* [SUPPLIED DATA]:
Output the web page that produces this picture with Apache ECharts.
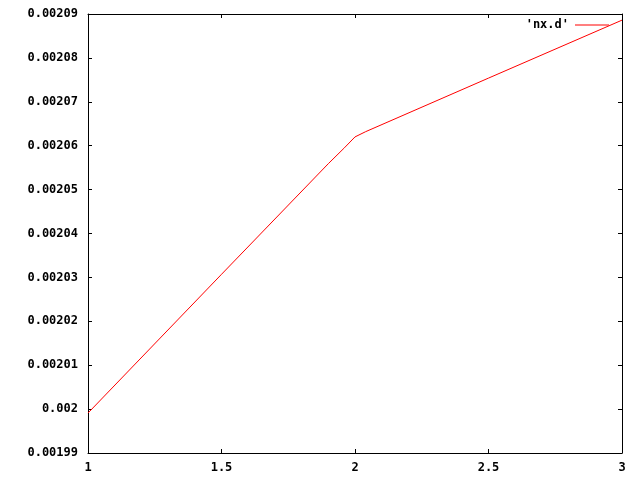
<!DOCTYPE html>
<html>
<head>
<meta charset="utf-8">
<script src="https://cdn.jsdelivr.net/npm/echarts@6/dist/echarts.min.js"></script>
<style>html,body{margin:0;padding:0;background:#fff}#c{width:640px;height:480px}</style>
</head>
<body>
<div id="c"></div>
<script>
var seriesName = "'nx.d'";
var xValues = [1, 1.5, 1.9, 1.96, 2.0, 2.04, 2.5, 3];
var yValues = [0.0019991, 0.0020307, 0.0020559, 0.0020595, 0.0020620, 0.0020632, 0.0020754, 0.0020886];
var xTicks = [1, 1.5, 2, 2.5, 3];
var yMin = 0.00199, yMax = 0.00209, yStep = 0.00001;

var font = {fontFamily: 'DejaVu Sans Mono', fontWeight: 'bold', fontSize: 12, color: '#000'};
var chart = echarts.init(document.getElementById('c'), null, {renderer: 'canvas'});
var data = xValues.map(function (x, i) { return [x, yValues[i]]; });
function fmtY(v) { return String(parseFloat(v.toFixed(5))); }
var lineStyle = {color: '#000', width: 1};
chart.setOption({
  animation: false,
  backgroundColor: '#fff',
  grid: {left: 88, right: 18, top: 14, bottom: 27, containLabel: false},
  legend: {
    show: true, orient: 'horizontal',
    left: 'auto', right: 31, top: 19, bottom: 'auto', align: 'right',
    padding: 0, itemWidth: 34, itemHeight: 1, itemGap: 0,
    icon: 'rect',
    textStyle: Object.assign({}, font, {padding: [0, 1, 0, 0]}),
    data: [{name: seriesName, itemStyle: {color: '#ff0000'}}]
  },
  xAxis: [
    {type: 'value', min: 1, max: 3, interval: 0.5, position: 'bottom',
     axisLine: {show: true, lineStyle: lineStyle},
     axisTick: {show: true, inside: true, length: 4, lineStyle: lineStyle},
     splitLine: {show: false},
     axisLabel: Object.assign({}, font, {margin: 9, formatter: function (v) { return String(v); }})},
    {type: 'value', min: 1, max: 3, interval: 0.5, position: 'top',
     axisLine: {show: true, lineStyle: lineStyle},
     axisTick: {show: true, inside: true, length: 4, lineStyle: lineStyle},
     splitLine: {show: false}, axisLabel: {show: false}}
  ],
  yAxis: [
    {type: 'value', min: yMin, max: yMax, interval: yStep, position: 'left',
     axisLine: {show: true, lineStyle: lineStyle},
     axisTick: {show: true, inside: true, length: 4, lineStyle: lineStyle},
     splitLine: {show: false},
     axisLabel: Object.assign({}, font, {margin: 10, formatter: fmtY})},
    {type: 'value', min: yMin, max: yMax, interval: yStep, position: 'right',
     axisLine: {show: true, lineStyle: lineStyle},
     axisTick: {show: true, inside: true, length: 4, lineStyle: lineStyle},
     splitLine: {show: false}, axisLabel: {show: false}}
  ],
  series: [{
    name: seriesName, type: 'line', data: data,
    xAxisIndex: 0, yAxisIndex: 0,
    showSymbol: false, symbol: 'none',
    lineStyle: {color: '#ff0000', width: 1},
    itemStyle: {color: '#ff0000'}
  }]
});
</script>
</body>
</html>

* [STATED EXERCISE]: Every line from the start of the listing above through the line with "var yMin = 0.00199, yMax" should be repeated exactly; skip the pictures and add nothing else.

* [CORRECT RESULT]:
Output the web page that produces this picture with Apache ECharts.
<!DOCTYPE html>
<html>
<head>
<meta charset="utf-8">
<script src="https://cdn.jsdelivr.net/npm/echarts@6/dist/echarts.min.js"></script>
<style>html,body{margin:0;padding:0;background:#fff}#c{width:640px;height:480px}</style>
</head>
<body>
<div id="c"></div>
<script>
var seriesName = "'nx.d'";
var xValues = [1, 1.5, 1.9, 1.96, 2.0, 2.04, 2.5, 3];
var yValues = [0.0019991, 0.0020307, 0.0020559, 0.0020595, 0.0020620, 0.0020632, 0.0020754, 0.0020886];
var xTicks = [1, 1.5, 2, 2.5, 3];
var yMin = 0.00199, yMax = 0.00209, yStep = 0.00001;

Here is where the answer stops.